Main Points :
- The Trump administration quietly dissolved the D.O.G.E. project eight months before its authorized completion.
- The project launched with significant fanfare and high expectations, including Elon Musk’s early involvement.
- Despite claiming $214 billion USD in savings, the project provided no verifiable financial data.
- The dissolution raises questions about transparency, governance models, and the relationship between political agendas and technological reform.
- The case offers insights for blockchain investors and builders exploring government efficiency, digital audits, and decentralized accountability systems.

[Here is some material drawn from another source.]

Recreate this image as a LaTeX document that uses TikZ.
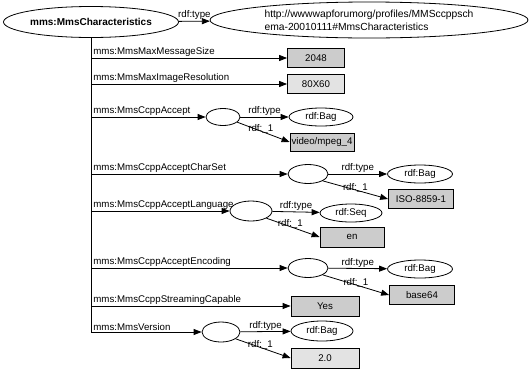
\documentclass[tikz,border=0pt]{standalone}
\usepackage{fontspec}
\setmainfont{Liberation Sans}
\usetikzlibrary{shapes.geometric,arrows.meta}

\begin{document}
\begin{tikzpicture}[x=1pt,y=-1pt,
  every node/.style={font=\fontsize{9.7}{11}\selectfont},
  link/.style={line width=0.8pt,-{Triangle[length=8pt,width=6pt]}},
  trunk/.style={line width=0.8pt},
  oval/.style={ellipse, draw, line width=0.8pt, inner sep=0pt},
  blank/.style={oval, minimum width=40pt, minimum height=19pt},
  typeoval/.style={oval, minimum width=65pt, minimum height=18pt},
  literal/.style={rectangle, draw, line width=0.8pt, fill=gray!40,
    minimum width=65pt, minimum height=19pt, inner sep=0pt},
  paleliteral/.style={literal, fill=gray!22},
  prop/.style={anchor=south west, inner sep=1pt, xshift=1pt},
  edgelbl/.style={inner sep=1pt},
  idxlbl/.style={inner sep=0.5pt, anchor=south, yshift=-3pt}
]
\useasboundingbox (0,0) rectangle (529,370);

% resource and its class
\node[oval, minimum width=175pt, minimum height=31pt,
      font=\bfseries\fontsize{10}{12}\selectfont] (root) at (91,22) {mms:MmsCharacteristics};
\node[oval, minimum width=318pt, minimum height=36pt, align=left,
      font=\fontsize{10.3}{13}\selectfont] (url) at (369,20)
      {http://wwwwapforumorg/profiles/MMSccppsch\\ema-20010111\#MmsCharacteristics};
\draw[link] (root) -- node[above, edgelbl] {rdf:type} (url);

% attachment points on the property trunk
\coordinate (t1) at (91,58);
\coordinate (t2) at (91,84);
\coordinate (t3) at (91,117);
\coordinate (t4) at (91,174);
\coordinate (t5) at (91,211);
\coordinate (t6) at (91,268);
\coordinate (t7) at (91,306);
\coordinate (t8) at (91,332);
\draw[trunk] (root.south) -- (t8);

% MmsMaxMessageSize
\node[literal, minimum width=57pt] (v1) at (316,58) {2048};
\draw[link] (t1) -- (v1) node[prop, pos=0] {mms:MmsMaxMessageSize};

% MmsMaxImageResolution
\node[paleliteral, minimum width=57pt] (v2) at (316,84) {80X60};
\draw[link] (t2) -- (v2) node[prop, pos=0] {mms:MmsMaxImageResolution};

% MmsCcppAccept
\node[blank, minimum width=34pt, minimum height=17pt] (b3) at (223,117) {};
\node[typeoval, minimum width=64pt] (bag3) at (321,117) {rdf:Bag};
\node[literal, minimum width=64pt, minimum height=18pt] (v3) at (322,142) {video/mpeg\_4};
\draw[link] (t3) -- (b3) node[prop, pos=0] {mms:MmsCcppAccept};
\draw[link] (b3) -- node[above, edgelbl] {rdf:type} (bag3);
\draw[link] (b3.-20) -- node[idxlbl, pos=0.45] {rdf:\_1} (v3.west);

% MmsCcppAcceptCharSet
\node[blank] (b4) at (308,174) {};
\node[typeoval] (bag4) at (420,174) {rdf:Bag};
\node[literal] (v4) at (421,199) {ISO-8859-1};
\draw[link] (t4) -- (b4) node[prop, pos=0] {mms:MmsCcppAcceptCharSet};
\draw[link] (b4) -- node[above, edgelbl] {rdf:type} (bag4);
\draw[link] (b4.-25) -- node[idxlbl, pos=0.5] {rdf:\_1} (v4.west);

% MmsCcppAcceptLanguage
\node[blank, minimum width=42pt, minimum height=20pt] (b5) at (251,211) {};
\node[typeoval, minimum width=62pt] (seq5) at (351,213) {rdf:Seq};
\node[literal, minimum width=64pt, minimum height=20pt] (v5) at (352,237) {en};
\draw[link] (t5) -- (b5) node[prop, pos=0] {mms:MmsCcppAcceptLanguage};
\draw[link] (b5) -- node[above, edgelbl] {rdf:type} (seq5);
\draw[link] (b5.-25) -- node[idxlbl, pos=0.45] {rdf:\_1} (v5.west);

% MmsCcppAcceptEncoding
\node[blank] (b6) at (308,268) {};
\node[typeoval] (bag6) at (420,269) {rdf:Bag};
\node[literal] (v6) at (422,295) {base64};
\draw[link] (t6) -- (b6) node[prop, pos=0] {mms:MmsCcppAcceptEncoding};
\draw[link] (b6) -- node[above, edgelbl] {rdf:type} (bag6);
\draw[link] (b6.-25) -- node[idxlbl, pos=0.5] {rdf:\_1} (v6.west);

% MmsCcppStreamingCapable
\node[literal, minimum width=68pt, minimum height=20pt] (v7) at (325,306) {Yes};
\draw[link] (t7) -- (v7) node[prop, pos=0] {mms:MmsCcppStreamingCapable};

% MmsVersion
\node[blank, minimum width=38pt, minimum height=20pt] (b8) at (221,332) {};
\node[typeoval, minimum width=62pt, minimum height=20pt] (bag8) at (322,331) {rdf:Bag};
\node[paleliteral, minimum width=68pt, minimum height=20pt] (v8) at (325,358) {2.0};
\draw[link] (t8) -- (b8) node[prop, pos=0] {mms:MmsVersion};
\draw[link] (b8) -- node[above, edgelbl] {rdf:type} (bag8);
\draw[link] (b8.-25) -- node[idxlbl, pos=0.45] {rdf:\_1} (v8.west);
\end{tikzpicture}
\end{document}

1. Introduction: A Promising Experiment Ends Quietly
When the Trump administration launched the D.O.G.E. (Department of Government Efficiency) initiative, it was positioned as a landmark experiment in reducing federal waste, eliminating bureaucratic inefficiencies, and reshaping government operations. The project began with unprecedented public attention, primarily because Elon Musk served as an early advisor, lending Silicon Valley credibility to what was otherwise a traditional political reform initiative.
However, according to recent reporting, the administration quietly dissolved D.O.G.E. eight months before its mandated expiration in mid-2026. Staff were reassigned to other agencies, financial disclosures never materialized, and only vague claims of savings were posted online.
The shutdown leaves key questions unanswered:
Did D.O.G.E. achieve meaningful results? Why was it dissolved without public notice? And—most importantly—what does its failure imply about government reform efforts and the growing role of blockchain technologies in improving transparency?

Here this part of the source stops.